■ DATASET EXTRACT:
+-------+

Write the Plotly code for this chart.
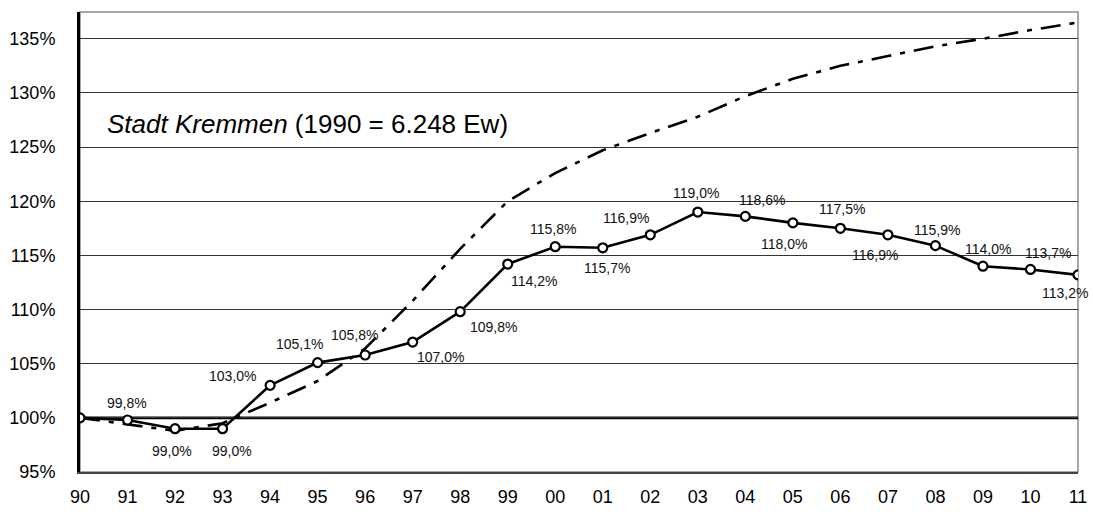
import plotly.graph_objects as go

# Jahre (zweistellig) und Bevölkerungsentwicklung in % von 1990
years = ["90", "91", "92", "93", "94", "95", "96", "97", "98", "99", "00",
         "01", "02", "03", "04", "05", "06", "07", "08", "09", "10", "11"]
kremmen = [100.0, 99.8, 99.0, 99.0, 103.0, 105.1, 105.8, 107.0, 109.8, 114.2, 115.8,
           115.7, 116.9, 119.0, 118.6, 118.0, 117.5, 116.9, 115.9, 114.0, 113.7, 113.2]
vergleich = [100.0, 99.4, 98.8, 99.5, 101.4, 103.4, 106.4, 110.8, 115.6, 120.0, 122.6,
             124.7, 126.3, 127.8, 129.7, 131.3, 132.5, 133.4, 134.3, 135.0, 135.8, 136.5]
y_ticks = [95, 100, 105, 110, 115, 120, 125, 130, 135]
y_tick_labels = [f"{t}%" for t in y_ticks]

# Pixelversatz der Wertebeschriftungen (dx, dy) gegenüber dem jeweiligen Punkt
label_offsets = [None, (-1, 17), (-3, -22), (9, -22), (-38, 9), (-18, 19), (-11, 20),
                 (28, -15), (33, -15), (26, -17), (-2, 18), (4, -20), (-24, 17),
                 (-2, 19), (17, 16), (-9, -21), (2, 19), (-13, -20), (2, 16),
                 (5, 17), (18, 16), (-13, -18)]

FONT = "Liberation Sans, Arial, sans-serif"

# Jahre als Positionen 0..21 auf einer linearen Achse
xpos = list(range(len(years)))

fig = go.Figure()

fig.add_trace(go.Scatter(
    x=xpos, y=vergleich, mode="lines",
    line=dict(color="black", width=2.6, dash="20px,9px,5px,9px"),
    hoverinfo="skip", showlegend=False,
))

fig.add_trace(go.Scatter(
    x=xpos, y=kremmen, mode="lines+markers",
    line=dict(color="black", width=2.6),
    marker=dict(symbol="circle", size=9, color="white",
                line=dict(color="black", width=2.2)),
    showlegend=False,
))

def fmt(v):
    return f"{v:.1f}".replace(".", ",") + "%"

for xi, v, off in zip(xpos, kremmen, label_offsets):
    if off is None:
        continue
    fig.add_annotation(
        x=xi, y=v, text=fmt(v), showarrow=False,
        xshift=off[0], yshift=off[1],
        xanchor="center", yanchor="middle",
        font=dict(family=FONT, size=14, color="#111"),
    )

# Titel im Diagramm
fig.add_annotation(
    xref="paper", yref="paper", x=0.025, y=0.757,
    xanchor="left", yanchor="middle", showarrow=False,
    text="<i>Stadt Kremmen</i> (1990 = 6.248 Ew)",
    font=dict(family=FONT, size=26, color="black"),
)

# Rahmen oben/rechts
fig.add_shape(type="rect", xref="paper", yref="paper", x0=0, x1=1, y0=0, y1=1,
              line=dict(color="#8a8a8a", width=1.5), layer="below")
# 100%-Linie
fig.add_shape(type="line", xref="paper", yref="y", x0=0, x1=1, y0=100, y1=100,
              line=dict(color="black", width=2.6), layer="between")

fig.update_xaxes(
    range=[0, 21], tickvals=xpos, ticktext=years, automargin=False,
    showgrid=False, showline=True, linecolor="#444", linewidth=2,
    zeroline=False, ticks="", ticklabelstandoff=7,
    tickfont=dict(family=FONT, size=18, color="black"),
)
fig.update_yaxes(
    range=[95, 137.47], tickvals=y_ticks, ticktext=y_tick_labels, automargin=False,
    showgrid=True, gridcolor="#333", gridwidth=1,
    showline=True, linecolor="black", linewidth=3,
    zeroline=False, ticks="", ticklabelstandoff=18,
    tickfont=dict(family=FONT, size=18, color="black"),
)

fig.update_layout(
    width=1093, height=512,
    margin=dict(l=80, r=15, t=12, b=40),
    plot_bgcolor="white", paper_bgcolor="white",
)

fig.write_html("out.html")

+-------+

■ YOUR GOAL:
Output exactly the span of lines from the top of the listing through the line holding "import plotly.graph_objects as go", and leave every picture out.

■ ANSWER FOR THE TASK:
Write the Plotly code for this chart.
import plotly.graph_objects as go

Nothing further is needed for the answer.